-------- Excerpted records

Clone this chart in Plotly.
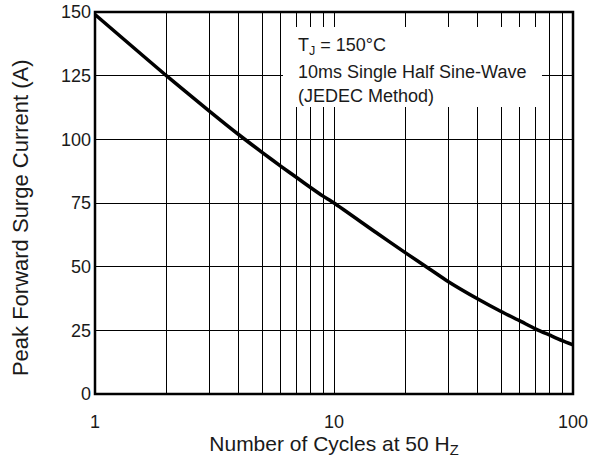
import plotly.graph_objects as go

cycles = [1, 2, 3, 4, 5, 6, 7, 8, 9, 10, 15, 20, 25, 30, 40, 50, 60, 70, 80, 90, 100]
current = [149, 124.8, 111.2, 101.8, 94.9, 89.4, 84.9, 81.0, 77.7, 75.0, 63.4, 55.3,
           49.2, 44.2, 37.3, 32.4, 28.7, 25.5, 23.1, 21.0, 19.3]

x_major = [1, 10, 100]
x_labels = ["1", "10", "100"]
x_minor = [2, 3, 4, 5, 6, 7, 8, 9, 20, 30, 40, 50, 60, 70, 80, 90]
y_ticks = [0, 25, 50, 75, 100, 125, 150]

note_lines = ["T<sub>J</sub> = 150°C", "10ms Single Half Sine-Wave", "(JEDEC Method)"]

FONT = "Liberation Sans, Arial, Helvetica, sans-serif"
TXT = "#1a1a1a"

fig = go.Figure()
fig.add_trace(go.Scatter(x=cycles, y=current, mode="lines",
                         line=dict(color="black", width=3.5, shape="spline", smoothing=0.6),
                         showlegend=False, hoverinfo="skip"))

fig.update_layout(
    width=599, height=462,
    margin=dict(l=95, r=26, t=12, b=68),
    paper_bgcolor="white", plot_bgcolor="white",
    font=dict(family=FONT, size=18, color=TXT),
    xaxis=dict(type="log", range=[0, 2], tickvals=x_major, ticktext=x_labels,
               showgrid=True, gridcolor="black", gridwidth=1,
               minor=dict(tickvals=x_minor, showgrid=True, gridcolor="black",
                          gridwidth=1, ticks=""),
               showline=False, ticks="", ticklabelstandoff=15, zeroline=False,
               automargin=False, tickfont=dict(size=18),
               title=dict(text="Number of Cycles at 50 H<sub>Z</sub>",
                          font=dict(size=21, family=FONT, color=TXT), standoff=3)),
    yaxis=dict(range=[0, 150], tickvals=y_ticks,
               showgrid=True, gridcolor="black", gridwidth=1,
               showline=False, ticks="", ticklabelstandoff=3, zeroline=False,
               automargin=False, tickfont=dict(size=18)),
)

# y-axis title (placed slightly below the plot centre, as in the reference)
fig.add_annotation(xref="paper", yref="paper", x=-0.157, y=0.463,
                   xanchor="center", yanchor="middle", textangle=-90, showarrow=False,
                   text="Peak Forward Surge Current (A)",
                   font=dict(size=22, family=FONT, color=TXT))

# white legend box hiding the grid
fig.add_shape(type="rect", xref="paper", yref="paper",
              x0=0.3933, x1=0.9351, y0=0.7513, y1=0.9607,
              fillcolor="white", line=dict(width=0), layer="above")
# heavy frame
fig.add_shape(type="rect", xref="paper", yref="paper", x0=0, x1=1, y0=0, y1=1,
              line=dict(color="black", width=2.5), fillcolor="rgba(0,0,0,0)", layer="above")

for txt, yy in zip(note_lines, [0.9084, 0.8429, 0.7801]):
    fig.add_annotation(xref="paper", yref="paper", x=0.4205, y=yy,
                       xanchor="left", yanchor="middle", align="left", showarrow=False,
                       text=txt, font=dict(size=18, family=FONT, color=TXT))

# remove the default 8px page margin so the figure fills the window exactly
fig.write_html("out.html", config={"displayModeBar": False},
               post_script="document.body.style.margin='0';")
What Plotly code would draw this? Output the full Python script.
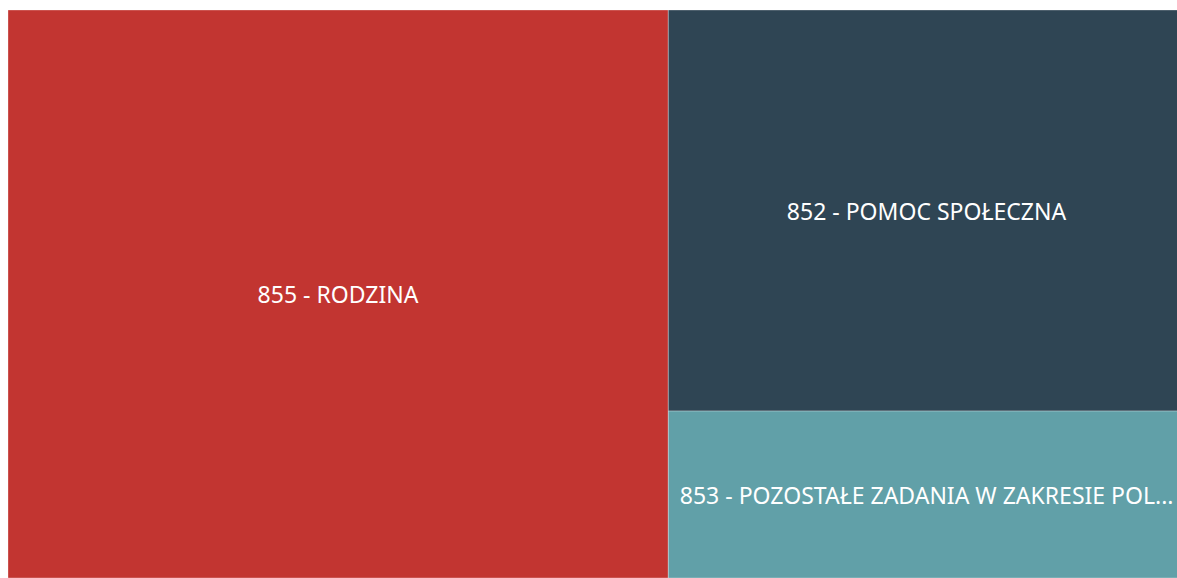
import plotly.graph_objects as go

# Data
labels = ["855 - RODZINA", "852 - POMOC SPOŁECZNA", "853 - POZOSTAŁE ZADANIA W ZAKRESIE POLITYKI SPOŁECZNEJ"]
display_text = ["855 - RODZINA", "852 - POMOC SPOŁECZNA", "853 - POZOSTAŁE ZADANIA W ZAKRESIE POL..."]
values = [56.1, 31.0, 12.9]
colors = ["#C23531", "#2F4554", "#61A0A8"]

fig = go.Figure(go.Treemap(
    labels=labels,
    parents=["", "", ""],
    values=values,
    text=display_text,
    texttemplate="%{text}",
    textposition="middle center",
    sort=True,
    tiling=dict(packing="squarify", pad=0),
    marker=dict(colors=colors, pad=dict(t=0, l=0, r=0, b=0),
                line=dict(width=1, color="rgba(255,255,255,0.3)")),
    insidetextfont=dict(family="Noto Sans, Open Sans, sans-serif", size=23, color="white"),
    pathbar=dict(visible=False),
    hoverinfo="label+value",
))

fig.update_layout(
    width=1185, height=578,
    margin=dict(l=8, r=0, t=10, b=0),
    paper_bgcolor="white",
    showlegend=False,
)

fig.write_html(
    "out.html",
    config={"displayModeBar": False},
    post_script=(
        "document.documentElement.style.overflow='hidden';"
        "document.body.style.overflow='hidden';"
        "document.body.style.margin='0';"
    ),
)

----------------

» **Task instructions**
Print each record exactly as it stands, leaving the images out.

» **Solution to this task**
Clone this chart in Plotly.
import plotly.graph_objects as go

cycles = [1, 2, 3, 4, 5, 6, 7, 8, 9, 10, 15, 20, 25, 30, 40, 50, 60, 70, 80, 90, 100]
current = [149, 124.8, 111.2, 101.8, 94.9, 89.4, 84.9, 81.0, 77.7, 75.0, 63.4, 55.3,
           49.2, 44.2, 37.3, 32.4, 28.7, 25.5, 23.1, 21.0, 19.3]

x_major = [1, 10, 100]
x_labels = ["1", "10", "100"]
x_minor = [2, 3, 4, 5, 6, 7, 8, 9, 20, 30, 40, 50, 60, 70, 80, 90]
y_ticks = [0, 25, 50, 75, 100, 125, 150]

note_lines = ["T<sub>J</sub> = 150°C", "10ms Single Half Sine-Wave", "(JEDEC Method)"]

FONT = "Liberation Sans, Arial, Helvetica, sans-serif"
TXT = "#1a1a1a"

fig = go.Figure()
fig.add_trace(go.Scatter(x=cycles, y=current, mode="lines",
                         line=dict(color="black", width=3.5, shape="spline", smoothing=0.6),
                         showlegend=False, hoverinfo="skip"))

fig.update_layout(
    width=599, height=462,
    margin=dict(l=95, r=26, t=12, b=68),
    paper_bgcolor="white", plot_bgcolor="white",
    font=dict(family=FONT, size=18, color=TXT),
    xaxis=dict(type="log", range=[0, 2], tickvals=x_major, ticktext=x_labels,
               showgrid=True, gridcolor="black", gridwidth=1,
               minor=dict(tickvals=x_minor, showgrid=True, gridcolor="black",
                          gridwidth=1, ticks=""),
               showline=False, ticks="", ticklabelstandoff=15, zeroline=False,
               automargin=False, tickfont=dict(size=18),
               title=dict(text="Number of Cycles at 50 H<sub>Z</sub>",
                          font=dict(size=21, family=FONT, color=TXT), standoff=3)),
    yaxis=dict(range=[0, 150], tickvals=y_ticks,
               showgrid=True, gridcolor="black", gridwidth=1,
               showline=False, ticks="", ticklabelstandoff=3, zeroline=False,
               automargin=False, tickfont=dict(size=18)),
)

# y-axis title (placed slightly below the plot centre, as in the reference)
fig.add_annotation(xref="paper", yref="paper", x=-0.157, y=0.463,
                   xanchor="center", yanchor="middle", textangle=-90, showarrow=False,
                   text="Peak Forward Surge Current (A)",
                   font=dict(size=22, family=FONT, color=TXT))

# white legend box hiding the grid
fig.add_shape(type="rect", xref="paper", yref="paper",
              x0=0.3933, x1=0.9351, y0=0.7513, y1=0.9607,
              fillcolor="white", line=dict(width=0), layer="above")
# heavy frame
fig.add_shape(type="rect", xref="paper", yref="paper", x0=0, x1=1, y0=0, y1=1,
              line=dict(color="black", width=2.5), fillcolor="rgba(0,0,0,0)", layer="above")

for txt, yy in zip(note_lines, [0.9084, 0.8429, 0.7801]):
    fig.add_annotation(xref="paper", yref="paper", x=0.4205, y=yy,
                       xanchor="left", yanchor="middle", align="left", showarrow=False,
                       text=txt, font=dict(size=18, family=FONT, color=TXT))

# remove the default 8px page margin so the figure fills the window exactly
fig.write_html("out.html", config={"displayModeBar": False},
               post_script="document.body.style.margin='0';")
What Plotly code would draw this? Output the full Python script.
import plotly.graph_objects as go

# Data
labels = ["855 - RODZINA", "852 - POMOC SPOŁECZNA", "853 - POZOSTAŁE ZADANIA W ZAKRESIE POLITYKI SPOŁECZNEJ"]
display_text = ["855 - RODZINA", "852 - POMOC SPOŁECZNA", "853 - POZOSTAŁE ZADANIA W ZAKRESIE POL..."]
values = [56.1, 31.0, 12.9]
colors = ["#C23531", "#2F4554", "#61A0A8"]

fig = go.Figure(go.Treemap(
    labels=labels,
    parents=["", "", ""],
    values=values,
    text=display_text,
    texttemplate="%{text}",
    textposition="middle center",
    sort=True,
    tiling=dict(packing="squarify", pad=0),
    marker=dict(colors=colors, pad=dict(t=0, l=0, r=0, b=0),
                line=dict(width=1, color="rgba(255,255,255,0.3)")),
    insidetextfont=dict(family="Noto Sans, Open Sans, sans-serif", size=23, color="white"),
    pathbar=dict(visible=False),
    hoverinfo="label+value",
))

fig.update_layout(
    width=1185, height=578,
    margin=dict(l=8, r=0, t=10, b=0),
    paper_bgcolor="white",
    showlegend=False,
)

fig.write_html(
    "out.html",
    config={"displayModeBar": False},
    post_script=(
        "document.documentElement.style.overflow='hidden';"
        "document.body.style.overflow='hidden';"
        "document.body.style.margin='0';"
    ),
)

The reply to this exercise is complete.